Le Tchad ne reconnaît officiellement que deux langues de travail : le français et l’arabe. Elles sont les seules habilitées à être utilisées dans les services publics, sur toute l’étendue du territoire. C’est la loi, c’est la règle, et c’est le socle linguistique de notre administration.
Pourtant, une dérive silencieuse, sournoise, mais extrêmement dangereuse gagne du terrain, l’usage des dialectes locaux au sein même des bureaux de l’État. Une pratique illégale, contraire à l’éthique du service public, et surtout profondément attentatoire à l’unité nationale.

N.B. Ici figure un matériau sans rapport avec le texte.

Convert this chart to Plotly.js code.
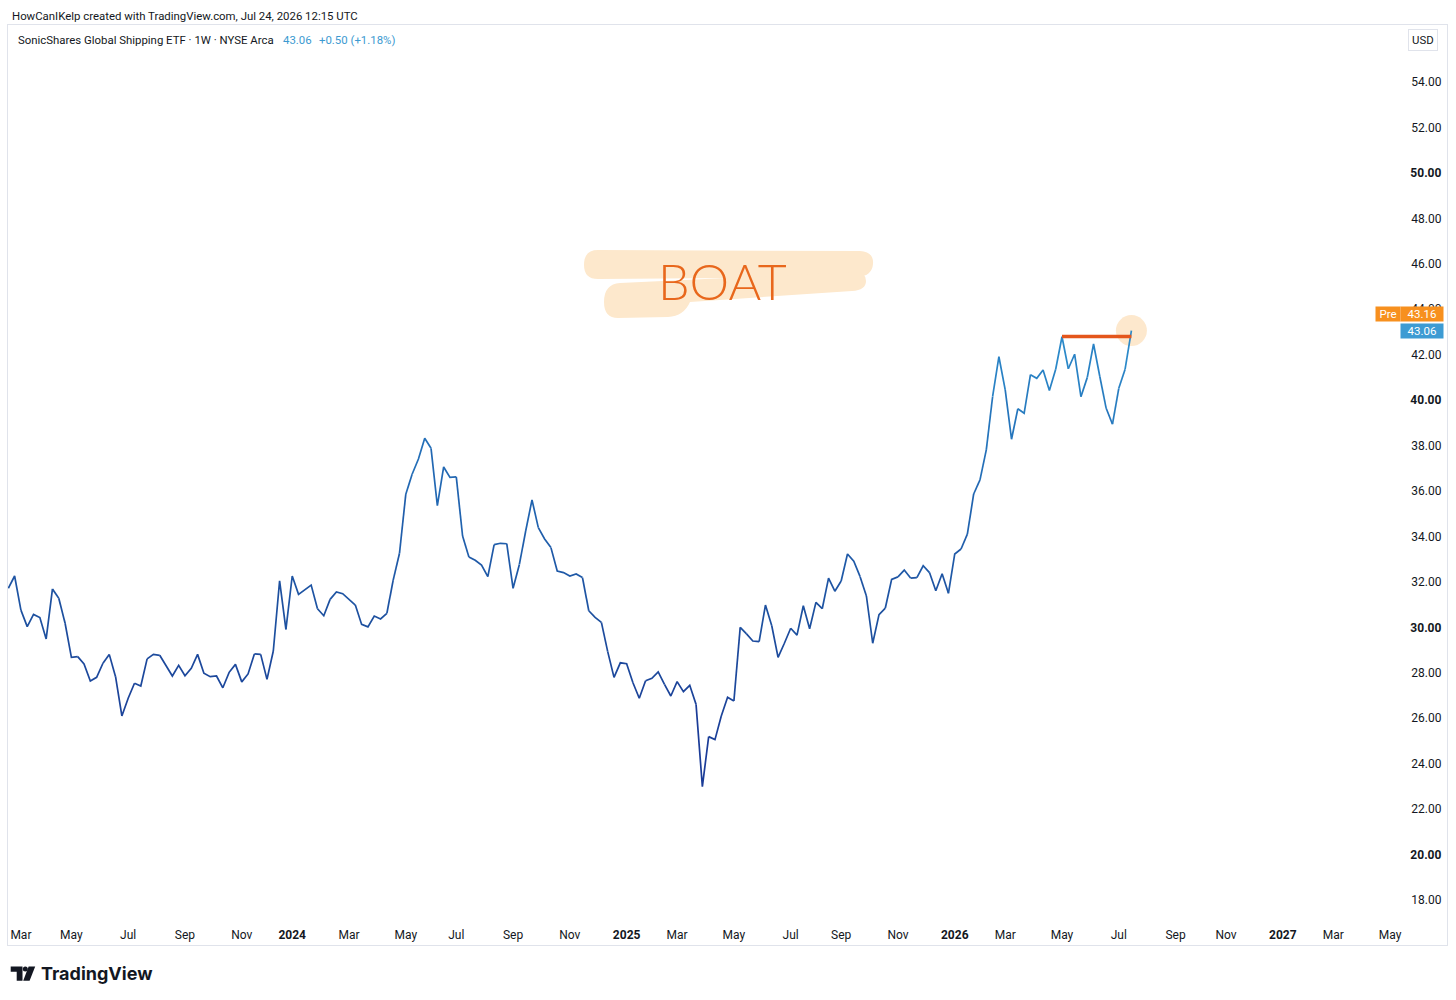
<!DOCTYPE html>
<html>
<head>
<meta charset="utf-8">
<script src="https://cdn.plot.ly/plotly-3.0.1.min.js"></script>
<style>
  html, body { margin: 0; padding: 0; background: #ffffff; }
  #chart { width: 1456px; height: 1000px; }
</style>
</head>
<body>
<div id="chart"></div>
<script>
// ---- Data (weekly closes) ----
const startDate = '2023-02-20'; // first weekly bar (Monday)
const prices = [
  31.72, 32.26, 30.76, 30.03, 30.57, 30.43, 29.49, 31.69, 31.28, 30.18,
  28.68, 28.71, 28.39, 27.64, 27.80, 28.42, 28.81, 27.83, 26.10, 26.88,
  27.54, 27.42, 28.61, 28.81, 28.77, 28.31, 27.86, 28.33, 27.87, 28.20,
  28.81, 27.98, 27.83, 27.86, 27.34, 28.02, 28.37, 27.60, 27.95, 28.83,
  28.81, 27.71, 28.96, 32.05, 29.91, 32.26, 31.45, 31.64, 31.86, 30.82,
  30.51, 31.23, 31.56, 31.48, 31.25, 30.98, 30.13, 30.02, 30.50, 30.37,
  30.62, 32.08, 33.26, 35.86, 36.74, 37.41, 38.32, 37.88, 35.36, 37.06,
  36.60, 36.62, 34.02, 33.10, 32.95, 32.74, 32.23, 33.64, 33.70, 33.68,
  31.72, 32.77, 34.24, 35.61, 34.39, 33.89, 33.51, 32.48, 32.41, 32.26,
  32.35, 32.19, 30.73, 30.44, 30.22, 28.93, 27.80, 28.44, 28.40, 27.56,
  26.88, 27.65, 27.76, 28.04, 27.49, 26.98, 27.61, 27.17, 27.45, 26.61,
  22.99, 25.19, 25.06, 26.10, 26.92, 26.76, 30.00, 29.71, 29.40, 29.37,
  30.98, 30.07, 28.68, 29.30, 29.96, 29.66, 30.95, 29.94, 31.10, 30.82,
  32.17, 31.59, 32.04, 33.23, 32.91, 32.23, 31.38, 29.30, 30.56, 30.85,
  32.11, 32.22, 32.52, 32.17, 32.19, 32.71, 32.41, 31.61, 32.36, 31.50,
  33.23, 33.45, 34.10, 35.87, 36.49, 37.81, 40.15, 41.91, 40.45, 38.28,
  39.62, 39.42, 41.12, 40.96, 41.33, 40.42, 41.36, 42.79, 41.38, 42.02,
  40.15, 40.99, 42.47, 41.03, 39.64, 38.94, 40.52, 41.36, 43.06
];
const lastPrice = 43.06;
const prePrice = 43.16;
const changeText = '+0.50 (+1.18%)';
const resistanceLevel = 42.8;
const resistanceStartIndex = 167;

const xTickVals = [
  '2023-03-06','2023-05-01','2023-07-03','2023-09-04','2023-11-06',
  '2024-01-01','2024-03-04','2024-05-06','2024-07-01','2024-09-02','2024-11-04',
  '2025-01-06','2025-03-03','2025-05-05','2025-07-07','2025-09-01','2025-11-03',
  '2026-01-05','2026-03-02','2026-05-04','2026-07-06','2026-09-07','2026-11-02',
  '2027-01-04','2027-03-01','2027-05-03'
];
const xTickText = [
  'Mar','May','Jul','Sep','Nov',
  '<b>2024</b>','Mar','May','Jul','Sep','Nov',
  '<b>2025</b>','Mar','May','Jul','Sep','Nov',
  '<b>2026</b>','Mar','May','Jul','Sep','Nov',
  '<b>2027</b>','Mar','May'
];
const yTickVals = [18,20,22,24,26,28,30,32,34,36,38,40,42,44,46,48,50,52,54];
const yTickText = [
  '18.00','<b>20.00</b>','22.00','24.00','26.00','28.00','<b>30.00</b>','32.00',
  '34.00','36.00','38.00','<b>40.00</b>','42.00','44.00','46.00','48.00',
  '<b>50.00</b>','52.00','54.00'
];

// ---- Derived ----
const DAY = 86400000;
const t0 = Date.parse(startDate + 'T00:00:00Z');
const dates = prices.map((_, i) => new Date(t0 + i * 7 * DAY).toISOString().slice(0, 10));
const lastIdx = prices.length - 1;

// value-based colour of the line (dark navy low -> light blue high)
const cStops = [[23, [26, 56, 150]], [30, [29, 78, 158]], [36, [33, 102, 178]], [43, [44, 140, 203]]];
function colorAt(v) {
  if (v <= cStops[0][0]) return 'rgb(' + cStops[0][1].join(',') + ')';
  for (let k = 1; k < cStops.length; k++) {
    if (v <= cStops[k][0]) {
      const a = cStops[k - 1], b = cStops[k];
      const f = (v - a[0]) / (b[0] - a[0]);
      const c = a[1].map((x, j) => Math.round(x + (b[1][j] - x) * f));
      return 'rgb(' + c.join(',') + ')';
    }
  }
  return 'rgb(' + cStops[cStops.length - 1][1].join(',') + ')';
}

const segs = [];
let cur = null;
for (let i = 0; i < lastIdx; i++) {
  const mid = (prices[i] + prices[i + 1]) / 2;
  const band = Math.round((mid - 22) / 1.2);
  if (!cur || cur.band !== band) {
    cur = { band: band, x: [dates[i]], y: [prices[i]] };
    segs.push(cur);
  }
  cur.x.push(dates[i + 1]);
  cur.y.push(prices[i + 1]);
}

const traces = [];
// highlight circle at the last bar
traces.push({
  type: 'scatter', mode: 'markers',
  x: [dates[lastIdx]], y: [prices[lastIdx]],
  marker: { size: 31, color: 'rgba(253,228,196,0.85)', line: { width: 0 } },
  hoverinfo: 'skip', showlegend: false
});
segs.forEach(s => {
  traces.push({
    type: 'scatter', mode: 'lines', x: s.x, y: s.y,
    line: { color: colorAt(22 + s.band * 1.2), width: 1.7 },
    hoverinfo: 'skip', showlegend: false
  });
});

// ---- pixel helpers for decorations ----
const L = 8, R = 1447, T = 25, B = 945;
const px = x => (x - L) / (R - L);
const py = y => (B - y) / (B - T);
function path(pts) { // pts: array of commands with pixel coords
  return pts.map(c => {
    const cmd = c[0];
    const nums = c.slice(1);
    const out = [];
    for (let k = 0; k < nums.length; k += 2) out.push(px(nums[k]).toFixed(5) + ',' + py(nums[k + 1]).toFixed(5));
    return cmd + out.join(' ');
  }).join(' ') + ' Z';
}

const FONT = 'Roboto, "Liberation Sans", Arial, sans-serif';
const INK = '#131722';
const ORANGE = '#f7901e';
const BLUE = '#3d9bd3';

const shapes = [
  // highlight brush behind "BOAT"
  { type: 'path', xref: 'paper', yref: 'paper', layer: 'below', fillcolor: '#fde8cc', line: { width: 0 },
    path: path([['M', 598, 250], ['L', 860, 251], ['Q', 874, 252, 873, 264], ['Q', 872, 276, 858, 277],
                ['L', 598, 279], ['Q', 584, 279, 584, 265], ['Q', 584, 250, 598, 250]]) },
  { type: 'path', xref: 'paper', yref: 'paper', layer: 'below', fillcolor: '#fde8cc', line: { width: 0 },
    path: path([['M', 620, 283], ['L', 855, 272], ['Q', 866, 272, 866, 281], ['Q', 866, 290, 852, 291],
                ['L', 690, 302], ['Q', 684, 316, 668, 317], ['L', 618, 318], ['Q', 604, 318, 604, 302],
                ['Q', 604, 284, 620, 283]]) },
  // resistance drawing
  { type: 'line', xref: 'x', yref: 'y', x0: dates[resistanceStartIndex], x1: dates[lastIdx],
    y0: resistanceLevel, y1: resistanceLevel, line: { color: '#e4561c', width: 3.5 } },
  // TradingView logo glyph
  { type: 'path', xref: 'paper', yref: 'paper', fillcolor: INK, line: { width: 0 },
    path: path([['M', 10.7, 966.5], ['L', 22.5, 966.5], ['L', 22.5, 980.7], ['L', 16.7, 980.7], ['L', 16.7, 971.7], ['L', 10.7, 971.7]]) },
  { type: 'circle', xref: 'paper', yref: 'paper', fillcolor: INK, line: { width: 0 },
    x0: px(22.8), x1: px(27.8), y0: py(966.6), y1: py(971.6) },
  { type: 'path', xref: 'paper', yref: 'paper', fillcolor: INK, line: { width: 0 },
    path: path([['M', 28.6, 966.5], ['L', 35.2, 966.5], ['L', 29.6, 980.7], ['L', 23.2, 980.7]]) }
];

const annotations = [
  { xref: 'paper', yref: 'paper', x: px(10), y: py(16), xanchor: 'left', yanchor: 'middle', showarrow: false,
    text: 'HowCanIKelp created with TradingView.com, Jul 24, 2026 12:15 UTC', font: { family: FONT, size: 11.4, color: INK } },
  { xref: 'paper', yref: 'paper', x: px(16), y: py(40), xanchor: 'left', yanchor: 'middle', showarrow: false,
    text: 'SonicShares Global Shipping ETF · 1W · NYSE Arca', font: { family: FONT, size: 11.4, color: INK } },
  { xref: 'paper', yref: 'paper', x: px(281), y: py(40), xanchor: 'left', yanchor: 'middle', showarrow: false,
    text: lastPrice.toFixed(2), font: { family: FONT, size: 11.4, color: '#3c9ad1' } },
  { xref: 'paper', yref: 'paper', x: px(317), y: py(40), xanchor: 'left', yanchor: 'middle', showarrow: false,
    text: changeText, font: { family: FONT, size: 11.4, color: '#3c9ad1' } },
  { xref: 'paper', yref: 'paper', x: px(1423), y: py(40), xanchor: 'center', yanchor: 'middle', showarrow: false,
    text: 'USD', font: { family: FONT, size: 11.4, color: INK }, bgcolor: '#ffffff', bordercolor: '#e0e3eb',
    borderwidth: 1, borderpad: 3 },
  // price scale labels
  { xref: 'paper', yref: 'y', x: px(1422), y: lastPrice, xanchor: 'center', yanchor: 'middle', showarrow: false,
    text: lastPrice.toFixed(2), width: 40, height: 12, borderpad: 1, bgcolor: BLUE,
    font: { family: FONT, size: 11.5, color: '#ffffff' } },
  { xref: 'paper', yref: 'y', x: px(1422), y: prePrice, yshift: 14, xanchor: 'center', yanchor: 'middle', showarrow: false,
    text: prePrice.toFixed(2), width: 40, height: 12, borderpad: 1, bgcolor: ORANGE,
    font: { family: FONT, size: 11.5, color: '#ffffff' } },
  { xref: 'paper', yref: 'y', x: px(1387.5), y: prePrice, yshift: 14, xanchor: 'center', yanchor: 'middle', showarrow: false,
    text: 'Pre', width: 22, height: 12, borderpad: 1, bgcolor: ORANGE,
    font: { family: FONT, size: 11.5, color: '#ffffff' } },
  // hand-written label
  { xref: 'paper', yref: 'paper', x: px(722), y: py(281), xanchor: 'center', yanchor: 'middle', showarrow: false,
    text: 'BOAT', font: { family: 'Lato, "Open Sans", sans-serif', size: 50, weight: 300, color: '#e8671c' } },
  // TradingView wordmark
  { xref: 'paper', yref: 'paper', x: px(38.5), y: py(973), xanchor: 'left', yanchor: 'middle', showarrow: false,
    text: 'TradingView', font: { family: 'Inter, Roboto, sans-serif', size: 18, weight: 700, color: INK } }
];

const layout = {
  width: 1456, height: 1000,
  margin: { l: L, r: 1456 - R, t: T, b: 1000 - B, pad: 0 },
  paper_bgcolor: '#ffffff', plot_bgcolor: '#ffffff',
  font: { family: FONT, size: 12, color: INK },
  showlegend: false, hovermode: false,
  xaxis: {
    type: 'date', range: ['2023-02-19 16:00', '2027-07-05 03:00'],
    tickmode: 'array', tickvals: xTickVals, ticktext: xTickText,
    ticklabelposition: 'inside', ticklabelstandoff: 3, ticks: '', showgrid: false, zeroline: false,
    showline: true, mirror: true, linecolor: '#e0e3eb', linewidth: 1,
    tickfont: { family: FONT, size: 12, color: INK }, fixedrange: true
  },
  yaxis: {
    side: 'right', range: [16.02, 56.51],
    tickmode: 'array', tickvals: yTickVals, ticktext: yTickText,
    ticklabelposition: 'inside', ticklabelstandoff: 5, ticks: '', showgrid: false, zeroline: false,
    showline: true, mirror: true, linecolor: '#e0e3eb', linewidth: 1,
    tickfont: { family: FONT, size: 12, color: INK }, fixedrange: true
  },
  shapes: shapes,
  annotations: annotations
};

Plotly.newPlot('chart', traces, layout, { staticPlot: true, displayModeBar: false });
</script>
</body>
</html>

Il suffit que le chef de service et quelques agents soient originaires de la même province ou du même clan pour que le bureau prenne soudainement les couleurs linguistiques de leur région. Dans certains services, les réunions officielles se transforment en apartés murmurés dans un patois qui n’est ni national, ni officiel. Beaucoup n’osent pas dénoncer cette dérive, par peur d’être mis au banc, humiliés ou mal vus par leur hiérarchie.
La situation est encore plus alarmante dans certains commissariats, services déconcentrés ou administrations provinciales, où des premiers responsables privilégient leur langue maternelle, reléguant complètement les langues officielles. Ce comportement n’est pas anodin : il exclut, il discrimine, il mine le principe d’égalité, et il fragilise dangereusement la cohésion nationale.
J’en ai moi-même été témoin en 2023, lors d’une mission officielle. À notre arrivée, nous sommes allés présenter nos civilités au premier responsable administratif de la localité. À notre grande surprise, il ne maîtrisait aucune des nos deux langues officielles. Nous avons dû faire appel à un interprète.
Une scène surréaliste, indigne d’une administration moderne, et révélatrice du laisser-faire qui s’installe.
Soyons clairs : cette pratique n’est pas seulement inappropriée — elle est discriminatoire. Elle crée une administration à deux vitesses : d’un côté, ceux qui comprennent le dialecte du chef ;et de l’autre, ceux qui en sont exclus, marginalisés, parfois même humiliés.
C’est une entorse grave au principe d’égalité, un affaiblissement du service public et un sérieux frein à la cohésion nationale. L’administration ne doit jamais devenir un “club linguistique” réservé à une communauté.
En fin, retenez ceci : L’administration publique n’est ni un espace coutumier, ni un cercle ethnique, ni un terrain d’affirmation identitaire.
C’est un espace neutre, républicain, ouvert à tous, où la communication doit se faire dans les langues reconnues par la loi. À aucun moment un patois ne peut être imposé dans un service public car la neutralité linguistique n’est pas un détail : c’est un pilier de la justice administrative et de l’unité nationale.